First round co-leader Maria Torres from Puerto Rico set the early clubhouse target at eight-under with a 69 before United States pair Olson and Martin and South Korean Mi Hyang Lee moved alongside her with rounds of 65, 66 and 66 respectively.
Overnight co-leader Carlota Ciganda from Spain faced a birdie putt on 18 to tie for the lead, but she goes into the weekend one shot off the pace after a lip out from 12 feet for a 70.
Course conditions were softer and the pins were more attackable during the second round after rain showers through the night persisted into the morning.
Hall, who won the Ricoh Women’s British Open last month at Lytham, where she was one stroke back at the halfway stage, posted a second successive 68 to get within two strokes.
She said afterwards that her practise was a little ‘stop-start’ but the sun was shining brightly by the time she finished her round. After starting at the 10th, she made her first bogey of the championship at the 12th, but recovered with four birdies on holes 14, 15, three and eight.
“My long game was really good today, I just couldn’t really hole that many putts, so that was a little bit frustrating, but I holed some good ones as well, so I’m still happy,” said the 22-year-old from Dorset, who hit 12 of 13 fairways compared with nine on Thursday. “You’ve got to have everything kind of going well for you on this golf course, because it’s quite tight. You’ve got to hit fairways. If you don’t hit fairways, some shots, you can’t get to the green.”
LPGA rookie Maria Torres (above), who became the first Puerto Rican to play in a major at the LPGA Championship earlier this year, started with two bogeys on the 10th and 11th holes, but sank four birdies to get back into a share of the lead.

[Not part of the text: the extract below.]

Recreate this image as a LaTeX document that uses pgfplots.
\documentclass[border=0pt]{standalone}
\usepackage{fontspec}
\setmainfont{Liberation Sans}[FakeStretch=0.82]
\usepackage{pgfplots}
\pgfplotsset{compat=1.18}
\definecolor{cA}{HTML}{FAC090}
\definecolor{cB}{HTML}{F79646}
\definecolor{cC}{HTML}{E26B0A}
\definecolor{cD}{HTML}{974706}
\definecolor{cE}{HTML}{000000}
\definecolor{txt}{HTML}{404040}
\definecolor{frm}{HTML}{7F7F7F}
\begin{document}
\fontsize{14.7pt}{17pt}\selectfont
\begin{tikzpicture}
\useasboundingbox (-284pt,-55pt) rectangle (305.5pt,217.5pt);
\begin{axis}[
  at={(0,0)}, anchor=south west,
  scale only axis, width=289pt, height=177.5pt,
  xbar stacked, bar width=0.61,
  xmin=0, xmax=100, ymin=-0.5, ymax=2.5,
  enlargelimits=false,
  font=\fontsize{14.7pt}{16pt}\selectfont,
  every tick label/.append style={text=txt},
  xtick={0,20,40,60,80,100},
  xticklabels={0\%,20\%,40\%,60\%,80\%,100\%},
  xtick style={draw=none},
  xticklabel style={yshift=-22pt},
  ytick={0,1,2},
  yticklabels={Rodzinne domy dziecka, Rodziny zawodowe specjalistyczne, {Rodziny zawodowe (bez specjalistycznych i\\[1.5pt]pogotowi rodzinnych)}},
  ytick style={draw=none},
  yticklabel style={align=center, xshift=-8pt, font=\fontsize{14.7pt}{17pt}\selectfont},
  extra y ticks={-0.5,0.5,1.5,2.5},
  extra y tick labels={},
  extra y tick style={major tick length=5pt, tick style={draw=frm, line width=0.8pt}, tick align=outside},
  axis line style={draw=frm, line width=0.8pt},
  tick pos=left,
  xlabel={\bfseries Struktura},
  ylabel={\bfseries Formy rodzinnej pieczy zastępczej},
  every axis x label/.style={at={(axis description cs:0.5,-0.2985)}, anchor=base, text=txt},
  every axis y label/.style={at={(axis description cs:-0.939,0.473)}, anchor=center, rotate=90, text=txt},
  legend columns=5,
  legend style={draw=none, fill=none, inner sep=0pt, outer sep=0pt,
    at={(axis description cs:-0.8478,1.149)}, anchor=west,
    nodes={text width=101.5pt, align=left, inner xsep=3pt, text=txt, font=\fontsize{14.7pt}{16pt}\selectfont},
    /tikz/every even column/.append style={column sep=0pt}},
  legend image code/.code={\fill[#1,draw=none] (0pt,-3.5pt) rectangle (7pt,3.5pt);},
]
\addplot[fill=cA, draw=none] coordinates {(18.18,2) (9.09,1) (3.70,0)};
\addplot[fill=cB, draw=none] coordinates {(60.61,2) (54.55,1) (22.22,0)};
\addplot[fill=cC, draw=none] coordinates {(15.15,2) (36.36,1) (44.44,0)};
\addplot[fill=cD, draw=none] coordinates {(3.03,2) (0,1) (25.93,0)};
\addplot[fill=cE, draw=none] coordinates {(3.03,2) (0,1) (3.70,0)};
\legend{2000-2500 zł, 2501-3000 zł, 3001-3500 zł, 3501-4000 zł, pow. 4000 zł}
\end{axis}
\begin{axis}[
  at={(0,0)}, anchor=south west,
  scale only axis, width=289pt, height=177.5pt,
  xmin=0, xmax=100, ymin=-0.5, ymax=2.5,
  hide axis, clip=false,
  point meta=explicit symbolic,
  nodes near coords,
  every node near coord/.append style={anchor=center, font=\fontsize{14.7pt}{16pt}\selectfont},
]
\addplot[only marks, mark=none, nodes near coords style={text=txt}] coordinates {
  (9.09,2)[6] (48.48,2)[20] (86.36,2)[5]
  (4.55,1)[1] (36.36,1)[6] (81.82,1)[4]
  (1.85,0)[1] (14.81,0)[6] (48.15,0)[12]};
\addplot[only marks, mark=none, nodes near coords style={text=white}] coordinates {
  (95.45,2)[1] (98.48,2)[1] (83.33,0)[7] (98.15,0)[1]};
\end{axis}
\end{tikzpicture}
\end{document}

The 23-year-old from San Juan, who survived Hurricane Maria last year, was just thrilled to be making her tournament debut and her first trip to France.
When asked if she was nervous about leading an event, let along a major, for the first time, she replied: “I have to say a little bit. It’s something new and it’s exciting. After that, just go out there and just play golf. That’s the only thing I can do.”

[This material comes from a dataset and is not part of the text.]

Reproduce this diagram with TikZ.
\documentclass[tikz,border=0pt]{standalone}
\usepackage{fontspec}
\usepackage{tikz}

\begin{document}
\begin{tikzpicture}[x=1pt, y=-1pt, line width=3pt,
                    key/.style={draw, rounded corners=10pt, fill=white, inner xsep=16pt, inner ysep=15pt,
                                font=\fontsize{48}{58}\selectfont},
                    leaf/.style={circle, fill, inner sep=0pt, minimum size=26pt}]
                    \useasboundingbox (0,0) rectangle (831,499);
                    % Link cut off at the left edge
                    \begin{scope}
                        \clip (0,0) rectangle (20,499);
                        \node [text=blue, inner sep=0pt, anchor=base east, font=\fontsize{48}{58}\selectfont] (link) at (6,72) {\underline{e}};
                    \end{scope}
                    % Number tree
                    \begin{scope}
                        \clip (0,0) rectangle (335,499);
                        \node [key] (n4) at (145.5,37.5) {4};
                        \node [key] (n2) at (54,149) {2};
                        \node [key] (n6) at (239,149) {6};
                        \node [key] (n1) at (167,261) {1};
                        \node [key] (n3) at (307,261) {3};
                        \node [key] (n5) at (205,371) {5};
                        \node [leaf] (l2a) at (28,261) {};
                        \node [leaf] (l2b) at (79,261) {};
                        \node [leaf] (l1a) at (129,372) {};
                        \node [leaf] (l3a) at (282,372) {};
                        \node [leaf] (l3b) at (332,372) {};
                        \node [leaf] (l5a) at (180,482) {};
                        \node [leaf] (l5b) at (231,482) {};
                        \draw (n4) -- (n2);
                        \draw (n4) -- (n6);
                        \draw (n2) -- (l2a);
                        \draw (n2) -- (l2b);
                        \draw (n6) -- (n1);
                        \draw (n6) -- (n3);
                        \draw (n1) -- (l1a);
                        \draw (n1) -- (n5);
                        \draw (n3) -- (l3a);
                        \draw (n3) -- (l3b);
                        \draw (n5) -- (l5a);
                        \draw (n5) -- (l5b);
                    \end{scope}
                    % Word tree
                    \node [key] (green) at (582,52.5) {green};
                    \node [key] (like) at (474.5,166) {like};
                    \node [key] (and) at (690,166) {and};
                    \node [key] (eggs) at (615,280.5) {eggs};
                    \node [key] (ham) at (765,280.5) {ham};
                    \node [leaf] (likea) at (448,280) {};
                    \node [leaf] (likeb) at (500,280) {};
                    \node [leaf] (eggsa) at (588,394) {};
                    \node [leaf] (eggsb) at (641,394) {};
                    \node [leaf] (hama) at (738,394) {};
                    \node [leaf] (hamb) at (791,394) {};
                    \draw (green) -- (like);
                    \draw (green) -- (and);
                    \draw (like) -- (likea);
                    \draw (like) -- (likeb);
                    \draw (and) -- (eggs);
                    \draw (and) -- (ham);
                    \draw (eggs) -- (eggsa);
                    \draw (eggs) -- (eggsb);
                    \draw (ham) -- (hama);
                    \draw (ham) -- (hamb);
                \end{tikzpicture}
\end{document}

Olson was another surprise leader. The 26-year-old from Oxbow, a small town of roughly 300 inhabitants in North Dakota, is a fifth year LPGA player who has two-top 10s so far in 2018. She switched from a TaylorMade Spider to an Odyssey 2-Ball putter a fortnight ago and is feeling more comfortable on the greens, since she previously played with a 2-Ball as a junior.
“I’m rolling the ball better than I’ve ever rolled it. Obviously seeing putts go in, that helps the score and it’s just a lot of fun to make some birdies,” said Olson, who covered the front nine in 31 and came home in 34.

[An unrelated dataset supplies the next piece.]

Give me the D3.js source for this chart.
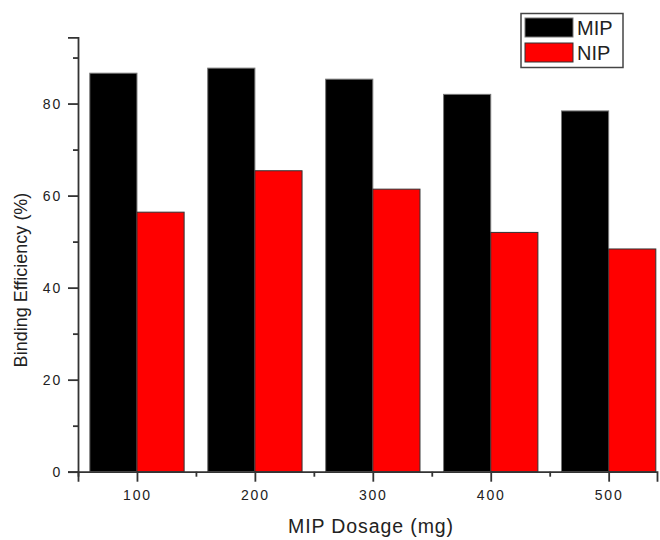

The third leader, Martin, used her experience to full effect on Friday, rolling in six birdie putts against one blemish, at the par-4 18th, on her card. The 35-year-old from Pasadena, California, is looking for her second major following the 2014 Ricoh Women’s British Open at Royal Birkdale. She said: “I found something tiny with my putting, but honestly, I’ve been playing so darn well. It’s been so frustrating because it’s been so close.”
Meanwhile Lee, the 2017 Ladies Scottish Open winner, 25, from Seoul, joined the leaders after mixing five birdies with a solitary bogey.
In the other race, for the Rolex Annika Major Award, which rewards the best performance over all five women’s majors, world number three So Yeon Ryu remains in the hunt alongside Hall on six-under and world number four Inbee Park is within striking distance on five-under.
Pernilla Lindberg, the ANA Inspiration champion, is tied for 36th place on level par, with world number two Ariya Jutanugarn, the US Women’s Open champion, in 51st on two-over-par.
World number five Lexi Thompson was in tears as she bogeyed the last hole to finish on four-over-par, one stroke outside the cut, while world number one Sung Hyun Park missed by three. A level par 71 wasn’t enough to undo the damage from the first day.